THE DATA:
*****

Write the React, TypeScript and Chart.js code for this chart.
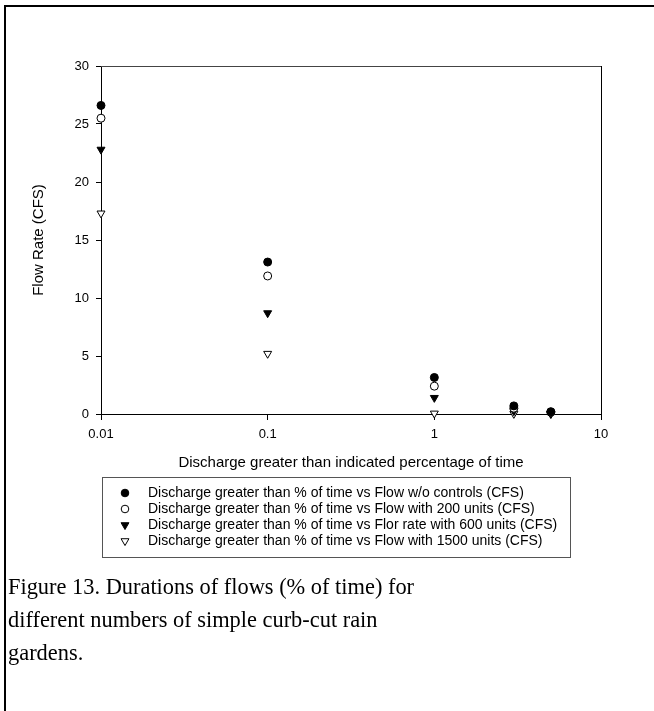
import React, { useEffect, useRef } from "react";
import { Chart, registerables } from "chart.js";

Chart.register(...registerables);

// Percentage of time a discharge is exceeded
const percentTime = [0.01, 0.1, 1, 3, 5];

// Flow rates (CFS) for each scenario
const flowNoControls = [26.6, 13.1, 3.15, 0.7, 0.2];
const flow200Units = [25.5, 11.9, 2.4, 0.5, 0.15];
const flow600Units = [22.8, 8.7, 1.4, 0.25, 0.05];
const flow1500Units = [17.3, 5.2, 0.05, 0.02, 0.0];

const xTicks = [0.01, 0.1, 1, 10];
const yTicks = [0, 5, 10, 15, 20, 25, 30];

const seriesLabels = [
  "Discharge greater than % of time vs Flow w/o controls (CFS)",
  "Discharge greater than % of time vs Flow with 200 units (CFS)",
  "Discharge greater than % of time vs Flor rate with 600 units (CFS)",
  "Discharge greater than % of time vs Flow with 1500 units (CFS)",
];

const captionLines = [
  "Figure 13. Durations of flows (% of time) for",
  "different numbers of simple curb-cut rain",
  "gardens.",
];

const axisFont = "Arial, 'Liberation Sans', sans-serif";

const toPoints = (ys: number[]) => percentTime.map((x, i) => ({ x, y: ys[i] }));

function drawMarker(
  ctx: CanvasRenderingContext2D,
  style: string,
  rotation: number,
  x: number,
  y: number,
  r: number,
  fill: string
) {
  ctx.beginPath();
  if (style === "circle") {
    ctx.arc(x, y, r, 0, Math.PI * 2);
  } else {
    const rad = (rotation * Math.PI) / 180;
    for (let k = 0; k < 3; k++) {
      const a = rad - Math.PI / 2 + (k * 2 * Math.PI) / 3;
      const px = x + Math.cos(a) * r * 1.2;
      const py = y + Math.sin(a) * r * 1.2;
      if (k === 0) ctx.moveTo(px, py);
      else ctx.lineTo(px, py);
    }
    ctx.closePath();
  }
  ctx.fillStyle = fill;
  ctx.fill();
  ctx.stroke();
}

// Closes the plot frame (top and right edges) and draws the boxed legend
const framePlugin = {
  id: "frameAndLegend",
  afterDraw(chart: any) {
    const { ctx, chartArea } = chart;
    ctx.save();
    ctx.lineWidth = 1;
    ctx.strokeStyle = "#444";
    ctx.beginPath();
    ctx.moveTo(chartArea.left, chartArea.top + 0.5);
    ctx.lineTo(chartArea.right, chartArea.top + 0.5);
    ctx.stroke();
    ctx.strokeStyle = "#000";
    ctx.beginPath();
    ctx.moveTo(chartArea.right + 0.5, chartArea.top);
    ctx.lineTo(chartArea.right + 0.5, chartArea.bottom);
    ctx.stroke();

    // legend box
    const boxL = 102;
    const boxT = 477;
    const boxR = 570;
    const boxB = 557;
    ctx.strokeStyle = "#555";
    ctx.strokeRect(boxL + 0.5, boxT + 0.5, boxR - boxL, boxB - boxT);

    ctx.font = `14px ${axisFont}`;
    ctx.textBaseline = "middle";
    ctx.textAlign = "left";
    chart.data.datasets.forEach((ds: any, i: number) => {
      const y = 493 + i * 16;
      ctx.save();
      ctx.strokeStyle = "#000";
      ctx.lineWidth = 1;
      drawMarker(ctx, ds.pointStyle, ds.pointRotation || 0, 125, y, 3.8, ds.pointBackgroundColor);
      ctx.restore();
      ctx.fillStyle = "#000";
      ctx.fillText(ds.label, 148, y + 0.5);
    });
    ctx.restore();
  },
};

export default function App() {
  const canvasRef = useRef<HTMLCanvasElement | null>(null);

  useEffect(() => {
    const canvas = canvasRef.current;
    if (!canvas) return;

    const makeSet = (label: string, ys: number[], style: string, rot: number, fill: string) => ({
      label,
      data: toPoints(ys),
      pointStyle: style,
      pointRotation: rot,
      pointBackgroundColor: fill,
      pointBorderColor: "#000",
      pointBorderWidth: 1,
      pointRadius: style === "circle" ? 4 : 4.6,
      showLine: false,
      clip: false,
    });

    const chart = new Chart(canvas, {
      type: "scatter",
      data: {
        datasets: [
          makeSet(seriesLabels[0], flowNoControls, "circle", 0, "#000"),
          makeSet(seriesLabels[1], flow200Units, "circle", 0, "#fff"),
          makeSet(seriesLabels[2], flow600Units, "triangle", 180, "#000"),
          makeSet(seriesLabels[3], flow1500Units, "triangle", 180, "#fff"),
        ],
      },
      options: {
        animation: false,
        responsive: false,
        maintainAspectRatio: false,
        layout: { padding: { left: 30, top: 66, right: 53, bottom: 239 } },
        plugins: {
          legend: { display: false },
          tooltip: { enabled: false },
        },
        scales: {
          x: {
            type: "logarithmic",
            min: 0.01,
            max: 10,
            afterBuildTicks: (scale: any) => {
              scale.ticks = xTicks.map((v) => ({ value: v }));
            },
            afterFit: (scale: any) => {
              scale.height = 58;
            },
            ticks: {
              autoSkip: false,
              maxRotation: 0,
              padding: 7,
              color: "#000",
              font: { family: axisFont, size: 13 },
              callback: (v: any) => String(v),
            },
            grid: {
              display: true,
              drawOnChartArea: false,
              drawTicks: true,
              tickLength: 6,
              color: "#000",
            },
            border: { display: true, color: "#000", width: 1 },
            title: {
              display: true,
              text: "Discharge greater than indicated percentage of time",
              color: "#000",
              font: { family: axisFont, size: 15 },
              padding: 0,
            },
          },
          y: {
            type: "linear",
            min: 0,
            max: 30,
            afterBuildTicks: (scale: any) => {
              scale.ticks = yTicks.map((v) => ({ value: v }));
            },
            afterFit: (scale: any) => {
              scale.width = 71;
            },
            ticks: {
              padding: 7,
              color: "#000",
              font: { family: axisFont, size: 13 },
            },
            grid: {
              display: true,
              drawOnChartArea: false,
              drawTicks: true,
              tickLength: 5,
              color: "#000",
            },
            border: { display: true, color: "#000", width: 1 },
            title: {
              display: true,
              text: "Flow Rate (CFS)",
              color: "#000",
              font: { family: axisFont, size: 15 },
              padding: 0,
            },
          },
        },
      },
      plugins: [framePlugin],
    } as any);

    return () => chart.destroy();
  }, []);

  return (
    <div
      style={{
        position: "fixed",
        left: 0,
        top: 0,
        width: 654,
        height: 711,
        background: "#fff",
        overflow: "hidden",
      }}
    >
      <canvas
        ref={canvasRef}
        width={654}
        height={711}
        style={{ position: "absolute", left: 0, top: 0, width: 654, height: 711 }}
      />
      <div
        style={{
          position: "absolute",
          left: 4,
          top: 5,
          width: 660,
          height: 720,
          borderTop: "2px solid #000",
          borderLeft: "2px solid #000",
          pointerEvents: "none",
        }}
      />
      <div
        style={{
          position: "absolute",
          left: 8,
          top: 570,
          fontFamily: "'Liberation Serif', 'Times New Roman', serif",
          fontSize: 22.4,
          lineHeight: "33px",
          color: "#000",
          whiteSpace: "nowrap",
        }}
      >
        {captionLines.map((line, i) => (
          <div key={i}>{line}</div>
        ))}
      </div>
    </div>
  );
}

*****

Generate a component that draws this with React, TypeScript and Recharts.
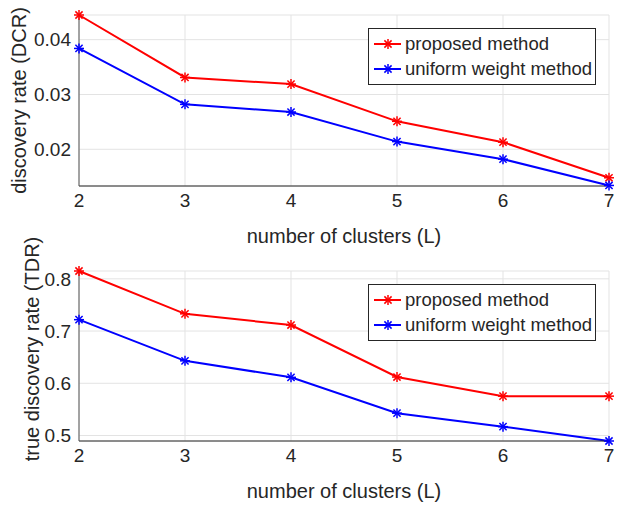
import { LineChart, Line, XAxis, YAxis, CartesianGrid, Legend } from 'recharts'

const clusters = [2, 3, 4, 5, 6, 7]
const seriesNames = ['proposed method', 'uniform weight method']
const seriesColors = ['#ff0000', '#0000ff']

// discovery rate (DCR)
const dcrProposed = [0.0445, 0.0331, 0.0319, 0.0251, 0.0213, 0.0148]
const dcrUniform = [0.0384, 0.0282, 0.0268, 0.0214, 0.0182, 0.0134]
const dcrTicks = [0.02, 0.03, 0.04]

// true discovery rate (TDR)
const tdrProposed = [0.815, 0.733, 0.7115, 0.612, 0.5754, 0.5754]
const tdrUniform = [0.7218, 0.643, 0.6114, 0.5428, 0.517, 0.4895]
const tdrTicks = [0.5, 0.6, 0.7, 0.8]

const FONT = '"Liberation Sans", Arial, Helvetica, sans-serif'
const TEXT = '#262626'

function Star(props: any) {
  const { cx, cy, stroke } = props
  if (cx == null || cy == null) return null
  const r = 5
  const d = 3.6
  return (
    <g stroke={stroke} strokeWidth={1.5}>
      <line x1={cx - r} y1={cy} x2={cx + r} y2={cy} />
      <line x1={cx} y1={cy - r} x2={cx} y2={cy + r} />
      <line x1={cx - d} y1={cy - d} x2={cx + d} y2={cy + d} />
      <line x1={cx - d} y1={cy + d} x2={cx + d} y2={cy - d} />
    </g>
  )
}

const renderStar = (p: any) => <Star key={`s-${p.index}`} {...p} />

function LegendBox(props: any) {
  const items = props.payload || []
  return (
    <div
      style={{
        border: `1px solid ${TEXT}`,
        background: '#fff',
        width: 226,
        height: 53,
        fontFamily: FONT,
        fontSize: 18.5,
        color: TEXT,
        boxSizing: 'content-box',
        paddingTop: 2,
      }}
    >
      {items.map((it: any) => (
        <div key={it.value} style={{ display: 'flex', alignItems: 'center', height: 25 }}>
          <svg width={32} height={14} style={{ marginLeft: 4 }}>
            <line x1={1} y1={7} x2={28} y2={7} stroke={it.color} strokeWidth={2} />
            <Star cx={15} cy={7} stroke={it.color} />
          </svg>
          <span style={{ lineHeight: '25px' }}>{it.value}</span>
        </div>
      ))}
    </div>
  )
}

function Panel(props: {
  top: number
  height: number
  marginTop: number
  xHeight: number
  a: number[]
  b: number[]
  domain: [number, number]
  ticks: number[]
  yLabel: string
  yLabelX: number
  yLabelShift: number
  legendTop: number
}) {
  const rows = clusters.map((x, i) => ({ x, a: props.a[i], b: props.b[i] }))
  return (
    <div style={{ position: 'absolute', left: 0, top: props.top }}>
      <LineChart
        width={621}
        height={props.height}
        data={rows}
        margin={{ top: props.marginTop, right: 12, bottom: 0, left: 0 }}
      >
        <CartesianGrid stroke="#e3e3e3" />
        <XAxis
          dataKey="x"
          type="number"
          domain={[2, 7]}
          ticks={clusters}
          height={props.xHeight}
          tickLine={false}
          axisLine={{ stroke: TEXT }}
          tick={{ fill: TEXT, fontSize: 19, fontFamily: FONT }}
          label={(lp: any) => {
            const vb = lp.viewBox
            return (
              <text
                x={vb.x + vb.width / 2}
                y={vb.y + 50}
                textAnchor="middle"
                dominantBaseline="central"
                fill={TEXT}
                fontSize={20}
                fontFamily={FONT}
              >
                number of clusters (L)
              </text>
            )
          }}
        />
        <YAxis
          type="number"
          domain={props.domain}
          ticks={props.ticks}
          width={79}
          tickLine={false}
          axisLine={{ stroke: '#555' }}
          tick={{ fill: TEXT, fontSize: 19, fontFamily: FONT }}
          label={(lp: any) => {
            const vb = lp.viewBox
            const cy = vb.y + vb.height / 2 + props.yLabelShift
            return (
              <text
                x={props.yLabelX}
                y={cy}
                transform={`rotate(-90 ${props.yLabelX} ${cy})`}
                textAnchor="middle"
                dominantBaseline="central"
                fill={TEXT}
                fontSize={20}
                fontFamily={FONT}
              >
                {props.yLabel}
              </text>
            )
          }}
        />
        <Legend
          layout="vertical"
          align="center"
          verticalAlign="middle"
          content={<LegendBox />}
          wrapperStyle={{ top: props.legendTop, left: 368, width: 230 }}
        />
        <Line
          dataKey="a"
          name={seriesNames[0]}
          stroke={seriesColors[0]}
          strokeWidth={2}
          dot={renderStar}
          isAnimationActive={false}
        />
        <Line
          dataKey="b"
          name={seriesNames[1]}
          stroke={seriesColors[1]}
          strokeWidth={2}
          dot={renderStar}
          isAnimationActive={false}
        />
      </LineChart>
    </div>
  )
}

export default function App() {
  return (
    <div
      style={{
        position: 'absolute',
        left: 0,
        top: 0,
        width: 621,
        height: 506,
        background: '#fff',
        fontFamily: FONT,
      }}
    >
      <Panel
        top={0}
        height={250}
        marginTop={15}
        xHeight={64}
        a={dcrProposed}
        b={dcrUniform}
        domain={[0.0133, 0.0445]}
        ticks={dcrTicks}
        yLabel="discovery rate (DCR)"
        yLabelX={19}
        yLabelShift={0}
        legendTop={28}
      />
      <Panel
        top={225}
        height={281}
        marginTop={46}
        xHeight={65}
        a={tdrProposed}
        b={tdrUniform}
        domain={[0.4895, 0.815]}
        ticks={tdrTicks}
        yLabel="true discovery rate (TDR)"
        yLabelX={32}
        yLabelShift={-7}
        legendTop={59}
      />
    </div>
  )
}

*****

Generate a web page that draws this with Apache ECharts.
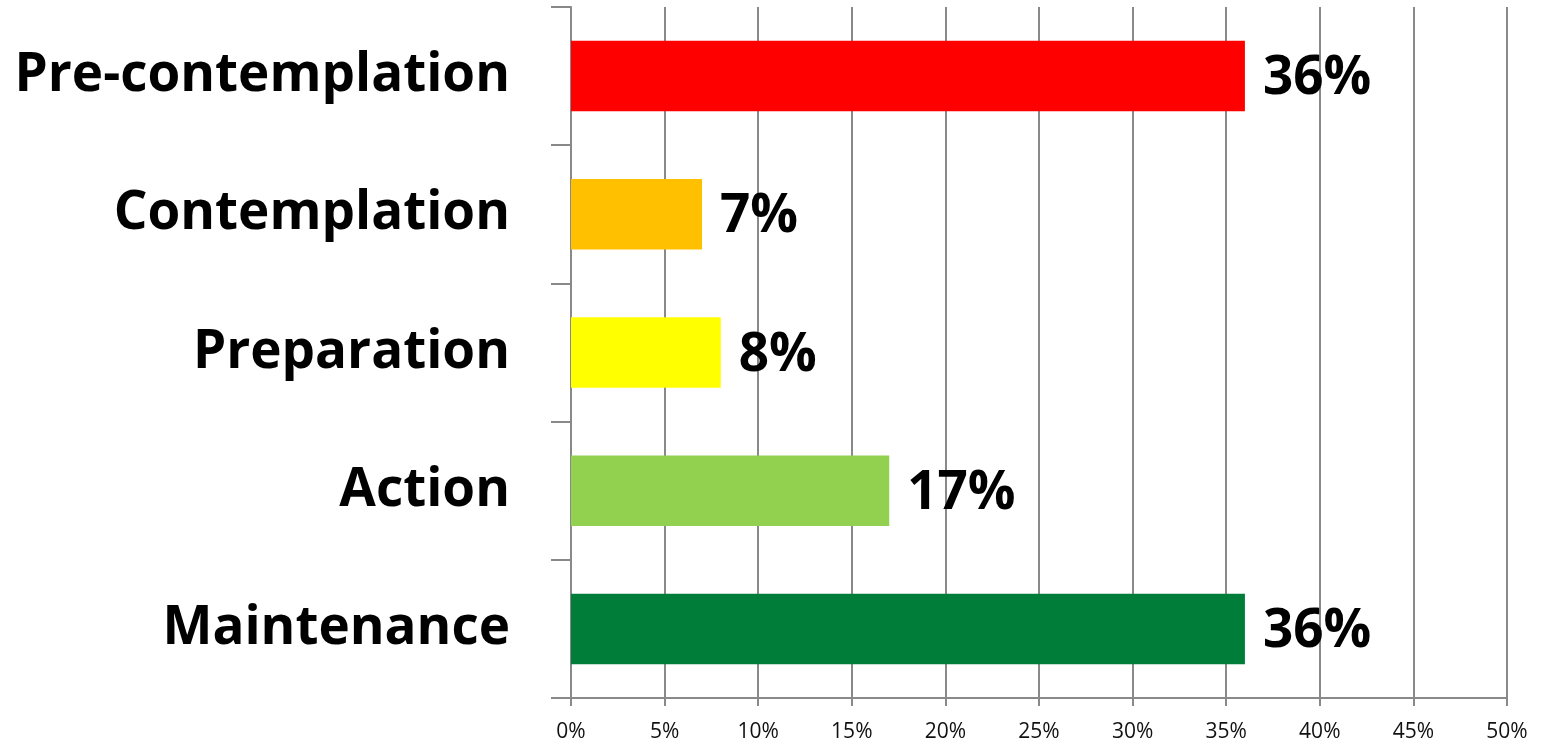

*****

Your task is to reproduce only the lines from the one with "Write the React, TypeScript" through the one with "const percentTime = [0.01, 0.1, 1, 3, 5];", keeping both ends. Skip every picture.

Write the React, TypeScript and Chart.js code for this chart.
import React, { useEffect, useRef } from "react";
import { Chart, registerables } from "chart.js";

Chart.register(...registerables);

// Percentage of time a discharge is exceeded
const percentTime = [0.01, 0.1, 1, 3, 5];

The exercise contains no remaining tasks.